__What is needed__:
Repeat exactly, and only, the lines from the one that contains "Write a Python" to the one that contains "ax = fig.add_axes([left", both ends included. Omit every picture.

__Given entries__:
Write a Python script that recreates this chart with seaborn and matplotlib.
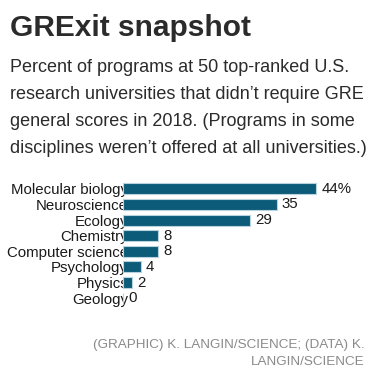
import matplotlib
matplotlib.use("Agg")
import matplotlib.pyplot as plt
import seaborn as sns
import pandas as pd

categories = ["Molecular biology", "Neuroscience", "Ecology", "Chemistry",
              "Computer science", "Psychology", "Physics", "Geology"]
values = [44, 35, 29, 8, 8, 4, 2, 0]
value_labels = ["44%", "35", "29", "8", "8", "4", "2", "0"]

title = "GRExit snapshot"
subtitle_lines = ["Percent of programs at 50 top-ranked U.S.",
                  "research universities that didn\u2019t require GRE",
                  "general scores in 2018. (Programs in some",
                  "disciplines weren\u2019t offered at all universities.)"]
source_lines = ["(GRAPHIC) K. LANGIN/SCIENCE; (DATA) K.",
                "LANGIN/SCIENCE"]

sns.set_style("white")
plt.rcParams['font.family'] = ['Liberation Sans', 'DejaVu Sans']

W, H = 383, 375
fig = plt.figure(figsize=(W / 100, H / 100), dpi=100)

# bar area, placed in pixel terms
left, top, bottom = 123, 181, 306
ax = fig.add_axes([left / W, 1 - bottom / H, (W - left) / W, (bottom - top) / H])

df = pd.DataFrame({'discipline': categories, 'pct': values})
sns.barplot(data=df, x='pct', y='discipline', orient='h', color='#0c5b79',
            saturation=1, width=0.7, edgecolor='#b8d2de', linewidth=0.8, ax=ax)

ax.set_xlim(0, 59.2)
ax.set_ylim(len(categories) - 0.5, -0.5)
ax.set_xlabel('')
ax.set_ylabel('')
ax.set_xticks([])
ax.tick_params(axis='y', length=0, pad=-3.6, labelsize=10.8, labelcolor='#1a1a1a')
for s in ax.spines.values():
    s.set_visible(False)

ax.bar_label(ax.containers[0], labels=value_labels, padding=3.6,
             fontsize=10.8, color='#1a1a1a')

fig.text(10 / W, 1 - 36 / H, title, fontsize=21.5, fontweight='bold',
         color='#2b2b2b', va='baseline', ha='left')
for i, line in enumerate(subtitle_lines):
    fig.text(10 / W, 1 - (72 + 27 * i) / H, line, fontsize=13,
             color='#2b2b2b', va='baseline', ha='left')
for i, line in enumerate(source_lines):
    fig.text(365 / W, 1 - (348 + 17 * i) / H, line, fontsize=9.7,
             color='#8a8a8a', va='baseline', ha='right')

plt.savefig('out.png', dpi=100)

---

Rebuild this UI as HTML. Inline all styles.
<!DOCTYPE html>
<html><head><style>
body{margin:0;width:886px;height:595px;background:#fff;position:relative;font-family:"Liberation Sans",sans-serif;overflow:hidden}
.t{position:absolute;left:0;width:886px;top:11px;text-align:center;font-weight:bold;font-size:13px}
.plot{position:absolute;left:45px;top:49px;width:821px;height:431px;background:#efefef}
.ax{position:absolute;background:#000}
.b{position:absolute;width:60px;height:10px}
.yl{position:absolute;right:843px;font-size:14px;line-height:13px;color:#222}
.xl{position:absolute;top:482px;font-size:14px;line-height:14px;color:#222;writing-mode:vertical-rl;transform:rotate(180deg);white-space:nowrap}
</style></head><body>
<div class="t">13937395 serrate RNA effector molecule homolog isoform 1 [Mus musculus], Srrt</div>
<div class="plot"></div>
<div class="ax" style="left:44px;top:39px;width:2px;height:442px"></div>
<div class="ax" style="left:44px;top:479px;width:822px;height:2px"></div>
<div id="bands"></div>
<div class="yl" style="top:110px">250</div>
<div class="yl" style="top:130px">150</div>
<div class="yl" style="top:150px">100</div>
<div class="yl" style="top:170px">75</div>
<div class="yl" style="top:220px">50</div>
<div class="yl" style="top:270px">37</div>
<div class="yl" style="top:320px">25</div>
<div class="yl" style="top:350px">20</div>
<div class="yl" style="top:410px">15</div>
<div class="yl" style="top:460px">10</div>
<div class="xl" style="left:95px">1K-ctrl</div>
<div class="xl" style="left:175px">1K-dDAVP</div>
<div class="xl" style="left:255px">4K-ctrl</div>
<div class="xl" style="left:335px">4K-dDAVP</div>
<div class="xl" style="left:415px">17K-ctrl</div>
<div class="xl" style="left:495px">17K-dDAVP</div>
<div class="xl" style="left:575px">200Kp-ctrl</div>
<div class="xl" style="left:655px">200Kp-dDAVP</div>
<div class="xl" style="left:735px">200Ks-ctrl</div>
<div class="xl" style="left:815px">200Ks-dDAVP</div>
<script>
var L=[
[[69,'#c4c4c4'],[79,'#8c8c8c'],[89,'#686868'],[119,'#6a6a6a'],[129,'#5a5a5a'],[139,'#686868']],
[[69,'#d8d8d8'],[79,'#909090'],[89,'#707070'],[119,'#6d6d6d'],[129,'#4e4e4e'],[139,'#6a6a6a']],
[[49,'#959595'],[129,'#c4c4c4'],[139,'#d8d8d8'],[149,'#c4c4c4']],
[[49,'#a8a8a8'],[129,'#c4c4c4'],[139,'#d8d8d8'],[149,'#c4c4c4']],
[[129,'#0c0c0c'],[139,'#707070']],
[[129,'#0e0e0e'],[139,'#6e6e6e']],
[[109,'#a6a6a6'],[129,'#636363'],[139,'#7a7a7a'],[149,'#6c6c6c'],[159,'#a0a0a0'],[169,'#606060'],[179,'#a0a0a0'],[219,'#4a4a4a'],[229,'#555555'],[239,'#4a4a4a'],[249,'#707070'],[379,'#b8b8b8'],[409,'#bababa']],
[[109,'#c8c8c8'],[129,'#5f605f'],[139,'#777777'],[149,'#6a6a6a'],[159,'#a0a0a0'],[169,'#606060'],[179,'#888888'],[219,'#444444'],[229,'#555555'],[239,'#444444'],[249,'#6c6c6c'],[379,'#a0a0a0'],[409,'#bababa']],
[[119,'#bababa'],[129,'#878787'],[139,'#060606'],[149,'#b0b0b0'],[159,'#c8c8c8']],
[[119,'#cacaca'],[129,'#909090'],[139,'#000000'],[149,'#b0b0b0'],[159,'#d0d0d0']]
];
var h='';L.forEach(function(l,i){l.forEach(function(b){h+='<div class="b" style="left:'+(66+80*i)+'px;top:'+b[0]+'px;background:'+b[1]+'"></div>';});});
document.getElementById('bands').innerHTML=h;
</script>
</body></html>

==

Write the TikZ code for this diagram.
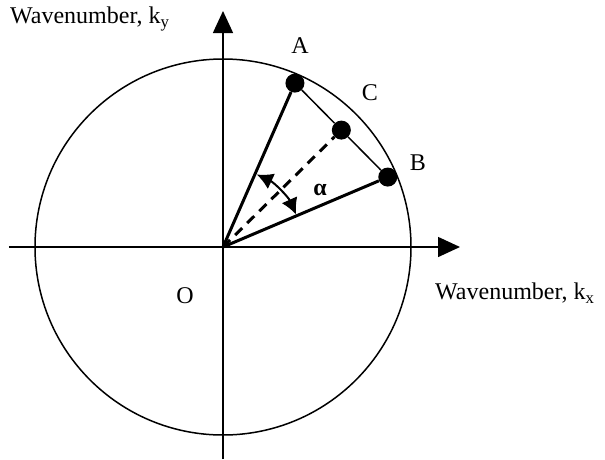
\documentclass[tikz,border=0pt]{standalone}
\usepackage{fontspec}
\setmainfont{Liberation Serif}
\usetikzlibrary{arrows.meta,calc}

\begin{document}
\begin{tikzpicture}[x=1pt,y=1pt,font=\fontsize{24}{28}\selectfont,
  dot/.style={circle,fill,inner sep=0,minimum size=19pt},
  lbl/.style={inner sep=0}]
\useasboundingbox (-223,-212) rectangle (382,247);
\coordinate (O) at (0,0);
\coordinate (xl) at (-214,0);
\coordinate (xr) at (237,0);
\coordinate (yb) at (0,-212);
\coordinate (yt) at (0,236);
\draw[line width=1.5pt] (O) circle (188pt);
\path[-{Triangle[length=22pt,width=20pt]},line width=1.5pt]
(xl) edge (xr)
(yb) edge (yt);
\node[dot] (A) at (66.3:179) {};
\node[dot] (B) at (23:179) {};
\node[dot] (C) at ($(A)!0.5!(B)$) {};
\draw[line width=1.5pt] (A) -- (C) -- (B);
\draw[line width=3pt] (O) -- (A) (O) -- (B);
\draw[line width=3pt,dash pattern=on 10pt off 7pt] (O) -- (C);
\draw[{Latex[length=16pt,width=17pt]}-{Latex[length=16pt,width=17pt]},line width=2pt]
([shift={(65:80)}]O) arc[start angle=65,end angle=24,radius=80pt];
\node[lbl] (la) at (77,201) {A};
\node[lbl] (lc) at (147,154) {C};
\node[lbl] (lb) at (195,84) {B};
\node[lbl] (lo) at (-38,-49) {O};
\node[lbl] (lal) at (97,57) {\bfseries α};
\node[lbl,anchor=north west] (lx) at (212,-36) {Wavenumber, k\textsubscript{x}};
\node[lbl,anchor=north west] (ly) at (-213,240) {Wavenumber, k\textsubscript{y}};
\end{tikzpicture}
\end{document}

__Written answer__:
Write a Python script that recreates this chart with seaborn and matplotlib.
import matplotlib
matplotlib.use("Agg")
import matplotlib.pyplot as plt
import seaborn as sns
import pandas as pd

categories = ["Molecular biology", "Neuroscience", "Ecology", "Chemistry",
              "Computer science", "Psychology", "Physics", "Geology"]
values = [44, 35, 29, 8, 8, 4, 2, 0]
value_labels = ["44%", "35", "29", "8", "8", "4", "2", "0"]

title = "GRExit snapshot"
subtitle_lines = ["Percent of programs at 50 top-ranked U.S.",
                  "research universities that didn\u2019t require GRE",
                  "general scores in 2018. (Programs in some",
                  "disciplines weren\u2019t offered at all universities.)"]
source_lines = ["(GRAPHIC) K. LANGIN/SCIENCE; (DATA) K.",
                "LANGIN/SCIENCE"]

sns.set_style("white")
plt.rcParams['font.family'] = ['Liberation Sans', 'DejaVu Sans']

W, H = 383, 375
fig = plt.figure(figsize=(W / 100, H / 100), dpi=100)

# bar area, placed in pixel terms
left, top, bottom = 123, 181, 306
ax = fig.add_axes([left / W, 1 - bottom / H, (W - left) / W, (bottom - top) / H])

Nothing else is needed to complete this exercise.